Detecting strikes when a walleye  latches onto a lure behind a diver will always be an issue. The relatively light tip of the downrigger rod helps but not as much as using a no-stretch braid as the main line. Monofilament has too much stretch. I use 30-pound braid for both salmon and walleyes.

For salmon, when using braid, I always equip my divers with a shock absorbing snubber between the disk and the lure. For walleye, I forgo the snubber and use about five feet of 12-pound fluorocarbon line for the leader. Fluoro has a bit less stretch and I like the invisibility factor. A big walleye (or even a big sheephead) won’t hit hard enough to over-test the tensile strength of the leader, but between the no-stretch braid and the limited-stretch fluoro, most of the bites register in the rod tip when the fish hits the lure. Some of the fish will trip the diver if its adjustment screw is loosely set. 

 

Blacked out divers will catch salmon and may be better on tough fishing days. 

 

If trolling in waves large enough to make your boat surge in speed on the troll or rock significantly when going sideways to the waves, forget trying to adjust the releases on the divers to snap free on a strike.
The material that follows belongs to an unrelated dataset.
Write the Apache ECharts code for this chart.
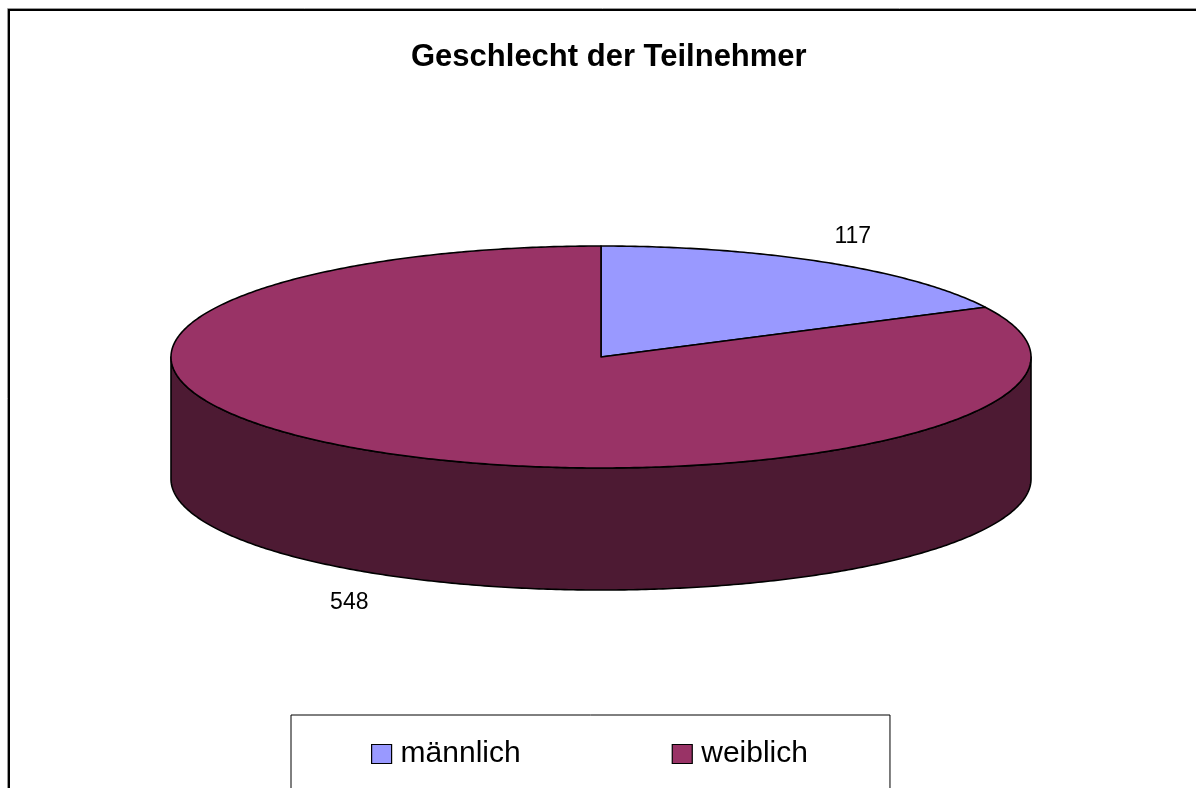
<!DOCTYPE html>
<html>
<head>
<meta charset="utf-8">
<script src="https://cdn.jsdelivr.net/npm/echarts@6/dist/echarts.min.js"></script>
<style>
html,body{margin:0;padding:0;background:#fff;}
#chart{width:1196px;height:788px;}
</style>
</head>
<body>
<div id="chart"></div>
<script>
// ---- data ----
const titleText = 'Geschlecht der Teilnehmer';
const categories = ['männlich', 'weiblich'];
const values = [117, 548];

// ---- styles / layout ----
const topColors = ['#9999FF', '#993366'];
const sideColors = ['#4D4D80', '#4D1A33'];
const FONT = '"Liberation Sans", Arial, sans-serif';
const G = { cx: 601, cy: 357, rx: 430, ry: 111, depth: 122 };

const total = values.reduce((a, b) => a + b, 0);
function sliceAngles(i) {
  let s = 0;
  for (let k = 0; k < i; k++) s += values[k];
  return [s / total * 2 * Math.PI, (s + values[i]) / total * 2 * Math.PI];
}
function pt(t, dy) {
  return [G.cx + G.rx * Math.sin(t), G.cy - G.ry * Math.cos(t) + (dy || 0)];
}
function arc(a, b, dy) {
  const n = Math.max(8, Math.ceil(Math.abs(b - a) / 0.01));
  const out = [];
  for (let k = 0; k <= n; k++) out.push(pt(a + (b - a) * k / n, dy));
  return out;
}

function makeRender(i) {
  return function (params, api) {
    const [t1, t2] = sliceAngles(i);
    const children = [];
    const a = Math.max(t1, Math.PI / 2), b = Math.min(t2, 3 * Math.PI / 2);
    if (b > a) {
      const pts = arc(a, b, 0).concat(arc(b, a, G.depth));
      children.push({
        type: 'polygon', z2: 1,
        shape: { points: pts },
        style: { fill: sideColors[i], stroke: '#000', lineWidth: 1.6, lineJoin: 'round' }
      });
    }
    const topPts = [[G.cx, G.cy]].concat(arc(t1, t2, 0));
    children.push({
      type: 'polygon', z2: 2,
      shape: { points: topPts },
      style: { fill: topColors[i], stroke: '#000', lineWidth: 1.6, lineJoin: 'round' }
    });
    const mid = (t1 + t2) / 2;
    const front = Math.cos(mid) < 0;
    children.push({
      type: 'text', z2: 3,
      style: {
        text: String(api.value(0)),
        x: G.cx + 1.115 * G.rx * Math.sin(mid),
        y: G.cy - 1.29 * G.ry * Math.cos(mid) + (front ? G.depth : 0) + 2,
        align: 'center', verticalAlign: 'middle',
        fontSize: 23, fontFamily: FONT, fill: '#000'
      }
    });
    return { type: 'group', children };
  };
}

const chart = echarts.init(document.getElementById('chart'), null, { renderer: 'canvas' });
chart.setOption({
  backgroundColor: '#fff',
  animation: false,
  title: {
    text: titleText, left: 406, top: 37,
    textStyle: { fontSize: 31, fontWeight: 'bold', fontFamily: FONT, color: '#000' }
  },
  legend: {
    data: categories,
    left: 291, top: 715,
    padding: [24, 82, 60, 80],
    borderColor: '#000', borderWidth: 1,
    backgroundColor: '#fff',
    itemGap: 151, itemWidth: 20, itemHeight: 19,
    icon: 'rect',
    selectedMode: false,
    itemStyle: { borderColor: '#000', borderWidth: 1.2 },
    textStyle: { fontSize: 30, fontFamily: FONT, color: '#000', padding: [0, 0, 0, 4] }
  },
  graphic: [
    { type: 'rect', shape: { x: 7.5, y: 8.5, width: 1400, height: 1000 }, style: { fill: null, stroke: '#999', lineWidth: 1 }, z: -1 },
    { type: 'rect', shape: { x: 9, y: 10, width: 1400, height: 1000 }, style: { fill: null, stroke: '#000', lineWidth: 2 }, z: -1 }
  ],
  series: categories.map((name, i) => ({
    type: 'custom',
    name,
    coordinateSystem: 'none',
    itemStyle: { color: topColors[i] },
    data: [[values[i]]],
    renderItem: makeRender(i)
  }))
});
</script>
</body>
</html>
In calm conditions, loosen the release if you wish, but it still isn’t perfect. I’ve had 15-inchers pop the divers and 25-inchers that didn’t. We’ve learned to check our diver sets every 15 minutes or so. I’d rather have to reset an empty diver every quarter hour a few times than to pull one in after an hour or more to find a “dragger” on it which has been there for who knows how long. 

 

DOWN OR OUT

The “dipsy” part of the DD is more important than the “diver” part. Center the adjustable weight on the underside of the DD on the zero setting and the devise will dive straight behind the boat just as though a heavy sinker was tied on the line. Rotate the weight to the three setting and the diver will plane away from the boat almost as much as it will penetrate the depths. Use the in between settings to adjust the down or out. Since I integrate a pair of divers into a spread that includes downriggers, I adjust the weight, left or right, to the three setting—maximizing the diver’s “dipsy” function.  

  

  

    

    

More and more walleye trollers are incorporating four or even six divers into their trolling spread especially if their boat isn’t equipped with downriggers. (A diver set on zero would constantly tangle with downrigger lines.) With no ‘riggers, however, try a pair of divers sets on each side of the boat. Set one of each pair on zero or one and another set on three to double the diver fun. 

 

BLACK MAGIC

So is the simple chore of painting a Dipsy Diver black enough to release it’s magic; to turn it from a “why not” tactic to a “sure thing?” I don’t know if it’s magic, but I do know without any other changes, my diver sets went from being the first tactic I’d abandon, to a tactic I’m reluctant to go without. 

 

Trolling with Dipsy Divers will put more walleye in your catch most days. 

 

Was it really the black paint job? I think so. Now I’m wondering about those days on Lake Michigan when my divers are not as productive as usual, would switching them to black help? I’m going to find out.